» Work to do:
Below are some records: retype them all exactly, but not the pictures.

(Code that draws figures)
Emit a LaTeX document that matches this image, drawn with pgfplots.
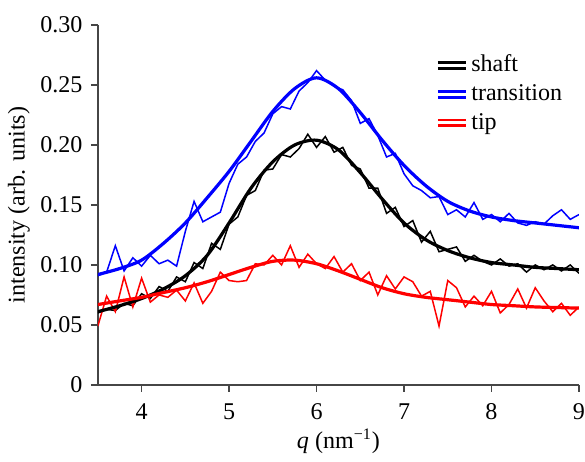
\documentclass[border=0pt]{standalone}
\usepackage{fontspec}
\setmainfont{Liberation Serif}
\usepackage{pgfplots}
\pgfplotsset{compat=1.18}
\definecolor{axgray}{RGB}{70,70,70}
\definecolor{pblue}{RGB}{0,0,255}
\definecolor{pred}{RGB}{255,0,0}

% smooth fits
\pgfplotstableread{
q shaft trans tip
3.50 0.061 0.092 0.067
3.75 0.066 0.097 0.070
4.00 0.072 0.104 0.073
4.25 0.080 0.118 0.077
4.50 0.091 0.135 0.081
4.75 0.108 0.156 0.086
5.00 0.135 0.178 0.092
5.25 0.164 0.203 0.098
5.50 0.186 0.228 0.103
5.75 0.200 0.247 0.104
6.00 0.204 0.256 0.101
6.25 0.196 0.247 0.095
6.50 0.177 0.227 0.088
6.75 0.155 0.204 0.081
7.00 0.135 0.183 0.076
7.25 0.121 0.166 0.073
7.50 0.112 0.153 0.071
7.75 0.106 0.145 0.069
8.00 0.102 0.140 0.067
8.25 0.100 0.137 0.066
8.50 0.098 0.135 0.065
8.75 0.097 0.133 0.0645
9.00 0.096 0.131 0.064
}\fits

% measured data
\pgfplotstableread{
q shaft trans tip
3.5 0.060 0.091 0.049
3.6 0.063 0.094 0.074
3.7 0.062 0.116 0.061
3.8 0.068 0.095 0.090
3.9 0.066 0.106 0.065
4.0 0.076 0.099 0.089
4.1 0.072 0.108 0.069
4.2 0.082 0.101 0.075
4.3 0.078 0.104 0.073
4.4 0.090 0.099 0.079
4.5 0.086 0.128 0.070
4.6 0.102 0.153 0.085
4.7 0.097 0.136 0.068
4.8 0.118 0.140 0.078
4.9 0.113 0.144 0.094
5.0 0.134 0.168 0.087
5.1 0.140 0.184 0.086
5.2 0.158 0.190 0.087
5.3 0.162 0.203 0.101
5.4 0.179 0.210 0.100
5.5 0.180 0.226 0.108
5.6 0.192 0.232 0.100
5.7 0.190 0.230 0.116
5.8 0.197 0.245 0.098
5.9 0.209 0.252 0.109
6.0 0.198 0.262 0.101
6.1 0.207 0.254 0.097
6.2 0.194 0.249 0.107
6.3 0.198 0.246 0.094
6.4 0.183 0.237 0.101
6.5 0.180 0.218 0.087
6.6 0.164 0.222 0.094
6.7 0.164 0.208 0.075
6.8 0.143 0.190 0.091
6.9 0.148 0.193 0.080
7.0 0.132 0.176 0.090
7.1 0.137 0.166 0.086
7.2 0.119 0.162 0.074
7.3 0.128 0.156 0.078
7.4 0.111 0.157 0.049
7.5 0.113 0.142 0.087
7.6 0.115 0.146 0.081
7.7 0.103 0.140 0.065
7.8 0.108 0.152 0.074
7.9 0.103 0.138 0.066
8.0 0.100 0.142 0.078
8.1 0.105 0.136 0.060
8.2 0.099 0.143 0.067
8.3 0.101 0.135 0.080
8.4 0.094 0.133 0.064
8.5 0.100 0.136 0.081
8.6 0.096 0.134 0.070
8.7 0.100 0.141 0.061
8.8 0.095 0.146 0.068
8.9 0.100 0.138 0.058
9.0 0.093 0.142 0.065
}\data

\begin{document}
\rmfamily\fontsize{12}{14}\selectfont
\begin{tikzpicture}[font=\rmfamily\fontsize{12}{14}\selectfont]
\begin{axis}[
    name=ax,
    scale only axis,
    width=240pt,
    height=179.5pt,
    xmin=3.5, xmax=9,
    ymin=0, ymax=0.30,
    axis lines*=left,
    axis line style={axgray, line width=0.8pt},
    tick style={axgray, line width=0.8pt},
    tick align=outside,
    major tick length=3.5pt,
    xtick={4,5,6,7,8,9},
    xticklabels={4,5,6,7,8,9},
    ytick={0,0.05,0.10,0.15,0.20,0.25,0.30},
    yticklabels={0,0.05,0.10,0.15,0.20,0.25,0.30},
    /pgf/number format/assume math mode=true,
    ticklabel style={font=\rmfamily\fontsize{12}{14}\selectfont},
    xticklabel style={yshift=-1.5pt, inner xsep=0pt},
    label style={font=\rmfamily\fontsize{12}{14}\selectfont},
    xlabel={\textit{q} (nm\textsuperscript{−1})},
    xlabel style={yshift=3.5pt},
    ylabel={intensity (arb. units)},
    ylabel shift=-3pt,
    legend style={draw=none, fill=none, at={(0.69,0.94)}, anchor=north west,
        font=\rmfamily\fontsize{12}{14}\selectfont, row sep=0.5pt,
        nodes={inner xsep=2pt}},
    legend cell align=left,
    legend image code/.code={
        \draw[#1, line width=1.1pt] (0pt,1.4pt) -- (14pt,1.4pt);
        \draw[#1, line width=1.5pt] (0pt,-1.4pt) -- (14pt,-1.4pt);
    },
]
\addplot[black, line width=0.75pt, forget plot] table[x=q, y=shaft] {\data};
\addplot[pblue, line width=0.75pt, forget plot] table[x=q, y=trans] {\data};
\addplot[pred, line width=0.75pt, forget plot] table[x=q, y=tip] {\data};

\addplot[black, line width=1.6pt, smooth] table[x=q, y=shaft] {\fits};
\addlegendentry{shaft}
\addplot[pblue, line width=1.6pt, smooth] table[x=q, y=trans] {\fits};
\addlegendentry{transition}
\addplot[pred, line width=1.6pt, smooth] table[x=q, y=tip] {\fits};
\addlegendentry{tip}
\end{axis}
\path (ax.north) -- ++(0,12.5pt);
\end{tikzpicture}
\end{document}
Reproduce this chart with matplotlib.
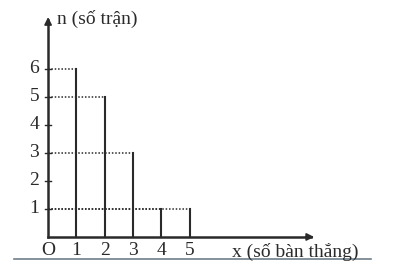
import matplotlib.pyplot as plt

# số bàn thắng / số trận
goals = [1, 2, 3, 4, 5]
matches = [6, 5, 3, 1, 1]
y_ticks = [1, 2, 3, 4, 5, 6]

plt.rcParams['font.family'] = ['Liberation Serif', 'DejaVu Serif']
ink = '#2a2a2a'

fig = plt.figure(figsize=(3.93, 2.70), dpi=100)
ax = fig.add_axes([0, 0, 1, 1])
ax.set_xlim(-1.70, 12.19)
ax.set_ylim(-1.18, 8.46)
ax.axis('off')

# axes with arrows
ax.plot([0, 0], [0, 7.75], color=ink, lw=1.8)
ax.plot([0, 9.3], [0, 0], color=ink, lw=1.8)
ax.annotate('', xy=(0, 7.95), xytext=(0, 7.5),
            arrowprops=dict(arrowstyle='-|>', color=ink, lw=1.2, mutation_scale=11))
ax.annotate('', xy=(9.5, 0), xytext=(9.0, 0),
            arrowprops=dict(arrowstyle='-|>', color=ink, lw=1.2, mutation_scale=11))

# vertical segments and dotted guides
for x, n in zip(goals, matches):
    ax.plot([x, x], [0, n], color=ink, lw=1.5)
    ax.plot([0, x], [n, n], color=ink, lw=1.1, ls=(0, (1, 1.2)))

# y ticks
for t in y_ticks:
    ax.plot([-0.1, 0.1], [t, t], color=ink, lw=1.0)
    ax.text(-0.32, t, str(t), ha='right', va='center', fontsize=14, color=ink)

for x in goals:
    ax.text(x, -0.5, str(x), ha='center', va='center', fontsize=14, color=ink)
ax.text(0, -0.5, 'O', ha='center', va='center', fontsize=14, color=ink)

ax.text(0.3, 7.8, 'n (số trận)', ha='left', va='center', fontsize=14, color=ink)
ax.text(6.5, -0.55, 'x (số bàn thắng)', ha='left', va='center', fontsize=14, color=ink)

# scan separator line
ax.plot([-1.2, 11.4], [-0.77, -0.77], color='#6f7f8a', lw=1.2)

fig.savefig('out.png', dpi=100)
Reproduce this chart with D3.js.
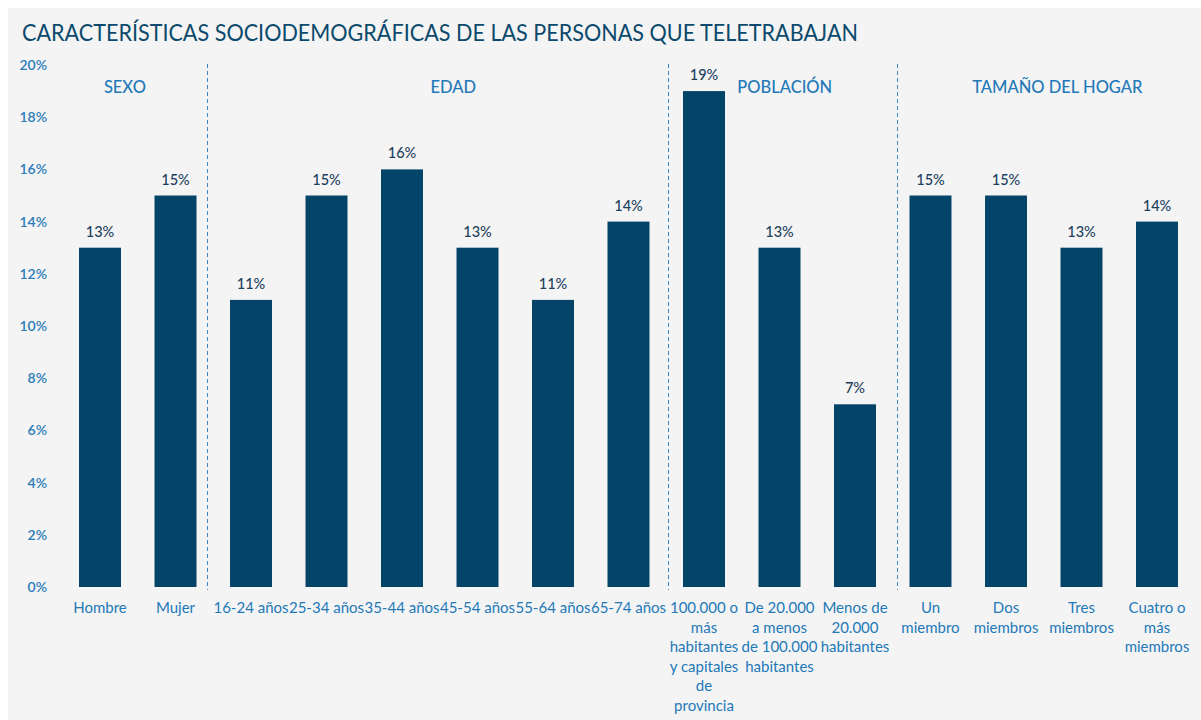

» Solution for this problem:
Emit a LaTeX document that matches this image, drawn with pgfplots.
\documentclass[border=0pt]{standalone}
\usepackage{fontspec}
\setmainfont{Liberation Serif}
\usepackage{pgfplots}
\pgfplotsset{compat=1.18}
\definecolor{axgray}{RGB}{70,70,70}
\definecolor{pblue}{RGB}{0,0,255}
\definecolor{pred}{RGB}{255,0,0}

% smooth fits
\pgfplotstableread{
q shaft trans tip
3.50 0.061 0.092 0.067
3.75 0.066 0.097 0.070
4.00 0.072 0.104 0.073
4.25 0.080 0.118 0.077
4.50 0.091 0.135 0.081
4.75 0.108 0.156 0.086
5.00 0.135 0.178 0.092
5.25 0.164 0.203 0.098
5.50 0.186 0.228 0.103
5.75 0.200 0.247 0.104
6.00 0.204 0.256 0.101
6.25 0.196 0.247 0.095
6.50 0.177 0.227 0.088
6.75 0.155 0.204 0.081
7.00 0.135 0.183 0.076
7.25 0.121 0.166 0.073
7.50 0.112 0.153 0.071
7.75 0.106 0.145 0.069
8.00 0.102 0.140 0.067
8.25 0.100 0.137 0.066
8.50 0.098 0.135 0.065
8.75 0.097 0.133 0.0645
9.00 0.096 0.131 0.064
}\fits

% measured data
\pgfplotstableread{
q shaft trans tip
3.5 0.060 0.091 0.049
3.6 0.063 0.094 0.074
3.7 0.062 0.116 0.061
3.8 0.068 0.095 0.090
3.9 0.066 0.106 0.065
4.0 0.076 0.099 0.089
4.1 0.072 0.108 0.069
4.2 0.082 0.101 0.075
4.3 0.078 0.104 0.073
4.4 0.090 0.099 0.079
4.5 0.086 0.128 0.070
4.6 0.102 0.153 0.085
4.7 0.097 0.136 0.068
4.8 0.118 0.140 0.078
4.9 0.113 0.144 0.094
5.0 0.134 0.168 0.087
5.1 0.140 0.184 0.086
5.2 0.158 0.190 0.087
5.3 0.162 0.203 0.101
5.4 0.179 0.210 0.100
5.5 0.180 0.226 0.108
5.6 0.192 0.232 0.100
5.7 0.190 0.230 0.116
5.8 0.197 0.245 0.098
5.9 0.209 0.252 0.109
6.0 0.198 0.262 0.101
6.1 0.207 0.254 0.097
6.2 0.194 0.249 0.107
6.3 0.198 0.246 0.094
6.4 0.183 0.237 0.101
6.5 0.180 0.218 0.087
6.6 0.164 0.222 0.094
6.7 0.164 0.208 0.075
6.8 0.143 0.190 0.091
6.9 0.148 0.193 0.080
7.0 0.132 0.176 0.090
7.1 0.137 0.166 0.086
7.2 0.119 0.162 0.074
7.3 0.128 0.156 0.078
7.4 0.111 0.157 0.049
7.5 0.113 0.142 0.087
7.6 0.115 0.146 0.081
7.7 0.103 0.140 0.065
7.8 0.108 0.152 0.074
7.9 0.103 0.138 0.066
8.0 0.100 0.142 0.078
8.1 0.105 0.136 0.060
8.2 0.099 0.143 0.067
8.3 0.101 0.135 0.080
8.4 0.094 0.133 0.064
8.5 0.100 0.136 0.081
8.6 0.096 0.134 0.070
8.7 0.100 0.141 0.061
8.8 0.095 0.146 0.068
8.9 0.100 0.138 0.058
9.0 0.093 0.142 0.065
}\data

\begin{document}
\rmfamily\fontsize{12}{14}\selectfont
\begin{tikzpicture}[font=\rmfamily\fontsize{12}{14}\selectfont]
\begin{axis}[
    name=ax,
    scale only axis,
    width=240pt,
    height=179.5pt,
    xmin=3.5, xmax=9,
    ymin=0, ymax=0.30,
    axis lines*=left,
    axis line style={axgray, line width=0.8pt},
    tick style={axgray, line width=0.8pt},
    tick align=outside,
    major tick length=3.5pt,
    xtick={4,5,6,7,8,9},
    xticklabels={4,5,6,7,8,9},
    ytick={0,0.05,0.10,0.15,0.20,0.25,0.30},
    yticklabels={0,0.05,0.10,0.15,0.20,0.25,0.30},
    /pgf/number format/assume math mode=true,
    ticklabel style={font=\rmfamily\fontsize{12}{14}\selectfont},
    xticklabel style={yshift=-1.5pt, inner xsep=0pt},
    label style={font=\rmfamily\fontsize{12}{14}\selectfont},
    xlabel={\textit{q} (nm\textsuperscript{−1})},
    xlabel style={yshift=3.5pt},
    ylabel={intensity (arb. units)},
    ylabel shift=-3pt,
    legend style={draw=none, fill=none, at={(0.69,0.94)}, anchor=north west,
        font=\rmfamily\fontsize{12}{14}\selectfont, row sep=0.5pt,
        nodes={inner xsep=2pt}},
    legend cell align=left,
    legend image code/.code={
        \draw[#1, line width=1.1pt] (0pt,1.4pt) -- (14pt,1.4pt);
        \draw[#1, line width=1.5pt] (0pt,-1.4pt) -- (14pt,-1.4pt);
    },
]
\addplot[black, line width=0.75pt, forget plot] table[x=q, y=shaft] {\data};
\addplot[pblue, line width=0.75pt, forget plot] table[x=q, y=trans] {\data};
\addplot[pred, line width=0.75pt, forget plot] table[x=q, y=tip] {\data};

\addplot[black, line width=1.6pt, smooth] table[x=q, y=shaft] {\fits};
\addlegendentry{shaft}
\addplot[pblue, line width=1.6pt, smooth] table[x=q, y=trans] {\fits};
\addlegendentry{transition}
\addplot[pred, line width=1.6pt, smooth] table[x=q, y=tip] {\fits};
\addlegendentry{tip}
\end{axis}
\path (ax.north) -- ++(0,12.5pt);
\end{tikzpicture}
\end{document}
Reproduce this chart with matplotlib.
import matplotlib.pyplot as plt

# số bàn thắng / số trận
goals = [1, 2, 3, 4, 5]
matches = [6, 5, 3, 1, 1]
y_ticks = [1, 2, 3, 4, 5, 6]

plt.rcParams['font.family'] = ['Liberation Serif', 'DejaVu Serif']
ink = '#2a2a2a'

fig = plt.figure(figsize=(3.93, 2.70), dpi=100)
ax = fig.add_axes([0, 0, 1, 1])
ax.set_xlim(-1.70, 12.19)
ax.set_ylim(-1.18, 8.46)
ax.axis('off')

# axes with arrows
ax.plot([0, 0], [0, 7.75], color=ink, lw=1.8)
ax.plot([0, 9.3], [0, 0], color=ink, lw=1.8)
ax.annotate('', xy=(0, 7.95), xytext=(0, 7.5),
            arrowprops=dict(arrowstyle='-|>', color=ink, lw=1.2, mutation_scale=11))
ax.annotate('', xy=(9.5, 0), xytext=(9.0, 0),
            arrowprops=dict(arrowstyle='-|>', color=ink, lw=1.2, mutation_scale=11))

# vertical segments and dotted guides
for x, n in zip(goals, matches):
    ax.plot([x, x], [0, n], color=ink, lw=1.5)
    ax.plot([0, x], [n, n], color=ink, lw=1.1, ls=(0, (1, 1.2)))

# y ticks
for t in y_ticks:
    ax.plot([-0.1, 0.1], [t, t], color=ink, lw=1.0)
    ax.text(-0.32, t, str(t), ha='right', va='center', fontsize=14, color=ink)

for x in goals:
    ax.text(x, -0.5, str(x), ha='center', va='center', fontsize=14, color=ink)
ax.text(0, -0.5, 'O', ha='center', va='center', fontsize=14, color=ink)

ax.text(0.3, 7.8, 'n (số trận)', ha='left', va='center', fontsize=14, color=ink)
ax.text(6.5, -0.55, 'x (số bàn thắng)', ha='left', va='center', fontsize=14, color=ink)

# scan separator line
ax.plot([-1.2, 11.4], [-0.77, -0.77], color='#6f7f8a', lw=1.2)

fig.savefig('out.png', dpi=100)
Reproduce this chart with D3.js.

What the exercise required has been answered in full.